Joe Garcia, of Ohkay Owingeh Pueblo and president of NCAI, said the atmosphere of excitement in the room comes from the inclusive attitude that President-elect Barack Obama has brought to federal-Native American relations in his campaign.

"What's different about (Obama compared to Bush) is what's up here," Garcia said, pointing to his head. "His logistics and approach to Native issues is totally different. We're working hand in hand rather than trying to communicate at a distance.

"We never met with the Bush administration in the transition period," he added. "We've always been an afterthought."

Wizipan Garriott, an advisor on Native American issues for Obama's transition team, echoed the sentiment that Obama is good for Native Americans like no other president before him.

"We have someone who will listen to us, so we need to push even harder," said Garriott.
During his campaign, Obama promised to treat tribes as states and to hold annual meetings with tribal leaders at the White House. Obama also pledged to create a senior cabinet-level position, filled by a Native American, whose job would be act as his advisor on Native issues.

After Monday's meeting, Mary Kim Titla, San Carlos Apache, said although there is a positive feeling now that Obama is about to be sworn in, many tribal leaders are wary of what to expect, seeing the promises made during the campaign as almost too good to be true.

"Obama is offering more than any other candidate has ever offered," Titla said. "People are excited to see what happens with that. But people want to be able to speak directly to Obama rather than being sent to his staffers and never reaching him."

Titla, who ran for the congress in Arizona's congressional District 1 but lost in the primary, said her experience running for office opened her eyes to the political world, providing her an insider's view of what goes on.

Titla said there is often a disconnect between elected politicians and their constituents, and between congressmen and tribal leaders especially.

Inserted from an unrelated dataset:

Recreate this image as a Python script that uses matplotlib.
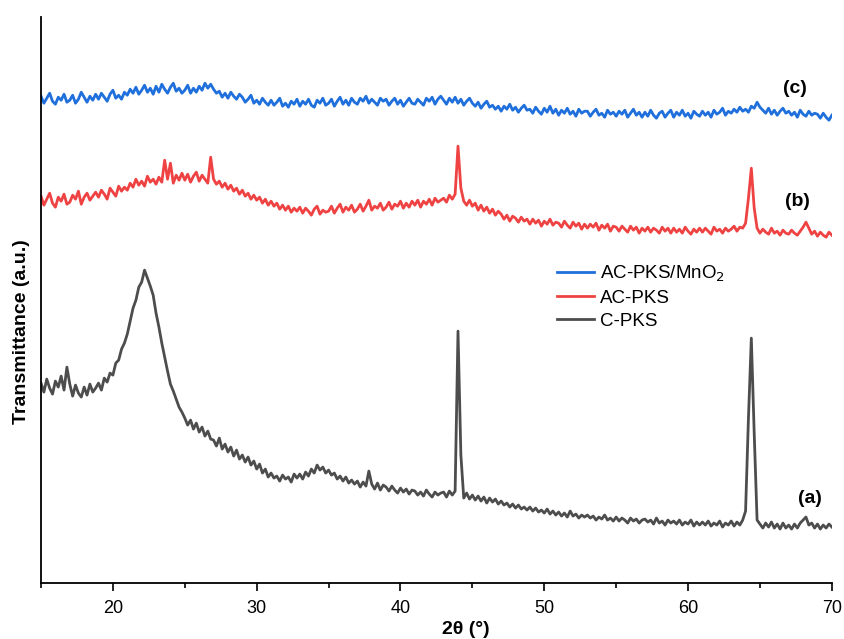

"I think people here are anxious," said Titla. "Many times tribal leaders come to Washington to see congressmen and end up just meeting with staffers.

"That's why we need more Native American members of Congress," she added.

Titla, who previously worked in broadcast journalism, has no plans to run for Congress again, but has not ruled it out, she said. Currently she has focused on returning to the San Carlos Apache community where she substitute teaches and runs an online magazine geared toward youth, Native Youth Magazine.

Some have criticized the tribes' attitude toward the Obama administration as overly optimistic, but Garcia said there are plenty of reasons to believe that things are looking up for federal-tribal relations.
"We asked for a quick appointment for secretary of the Interior, and we got that with (Ken) Salazar already," said Garcia. "So he is acting on things.

"But we can't leave it to chance, we have to drive the efforts to communicate with (the Obama administration)," he added.